A Ukraine-Turkey co-­production between Kedr Film and Protim VP, Klondike was 80% funded by the Ukrainian State Film Agency, with Turkey’s Ministry of Culture and Tourism putting in the remaining 20%. Filming took place in the Odesa region near Moldova, which looks very similar to the Donbas area, says Er Gorbach.

That landscape plays an integral part in the story, a constant reminder through the gaping wall of Irka and husband Tolik’s house of the disputed border between Ukraine and Russia. Er Gorbach’s calm, deliberate direction and Bulakovskyi’s slow panning camera­work, placing most of the explosive moments either off-camera or in the far background, make the threat of danger all the more palpable.

“The framing was a creative decision based on the psychology of people in catastrophe,” says Er Gorbach. “On February 24 this year, the world discovered that Ukraine is under Russian occupation but it’s been like that since 2014, and just because it’s not in international news it doesn’t mean it’s not happening. It’s the same with the mise en scène — if we don’t see it, it doesn’t mean it’s not happening. My task was to relate those events and to make the viewer ask questions about what’s happening.”

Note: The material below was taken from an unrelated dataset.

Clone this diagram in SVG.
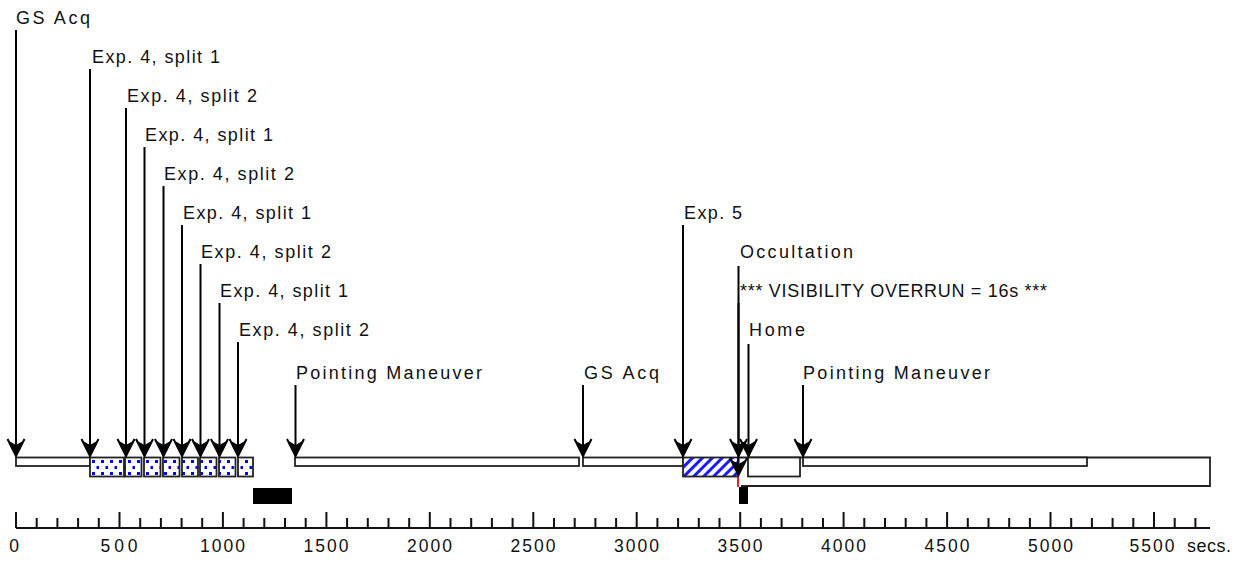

The film stars Oksana Cherkashyna, a theatre actress making her film debut. “Oksana is from Kharkiv, in eastern Ukraine, and she knows this kind of woman,” says Er Gorbach. “Irka carries on living for the future, she’s preparing for the winter, and for the baby she’s carrying. Oksana had the right physical energy, because the audience has to believe that Irka can push all this violence out by her instinct.”

Irka may be surrounded by brutality, but Er Gorbach made sure the production was a happy one. Covid-19 restrictions helped to create a family atmosphere where everyone supported each other. “From the very beginning, I said we are making a film against war and toxic events, and we have to be positive, we have to see beauty,” says the filmmaker. “I told the crew we had to work silently but happily because we are fighting against a very toxic war.”

Even the weather gave a helping hand. One memorable scene has Irka stride out into the fields beyond the house after breaking up a bitter argument between her hotheaded brother and her glumly conflicted husband. The script required the clouds to waft in and cast a shadow over Irka just as she stops at the border. Crew members assumed it would be achieved with CGI, but Er Gorbach told them to wait. And sure enough, the clouds blew over the landscape almost exactly on cue.

Er Gorbach — whose inspirations include Ukrainian experimental filmmaker Maya Deren (prolific in the 1940s), France’s Agnes Varda and Russia’s Larisa Shepitko (a Berlin Golden Bear winner in 1977 for The Ascent) — has her own concerns about both her immediate family still in Kyiv and her extended film family who are supporting the war by volunteering or fighting.

She says this makes the film’s international success bittersweet; it won the directing award in Sundance’s world cinema dramatic competition and went on to win further awards at Berlin, Sarajevo and Seattle. “Sundance was a powerful start and it shone a light on the film, and its anti-war message has been recognised,” says Er Gorbach. “But we are talking about war, it’s not an easy topic, and it makes it hard. But each award or festival screening gives it wider exposure and the Oscar campaign will help.”

Er Gorbach is now working on two projects: one she describes as an arthouse film for children about children’s creativity in a world of constant change; the other about the Ukrainian diaspora in the wake of the Russian invasion.

“It’s a film about start-ups,” she says of the latter, “looking at Ukrainians abroad and how they have to start life again in another country with another culture, another mentality, other expectations, another language.

“I don’t know where Ukrainians will be emotionally in three or four years but I’m trying to understand.”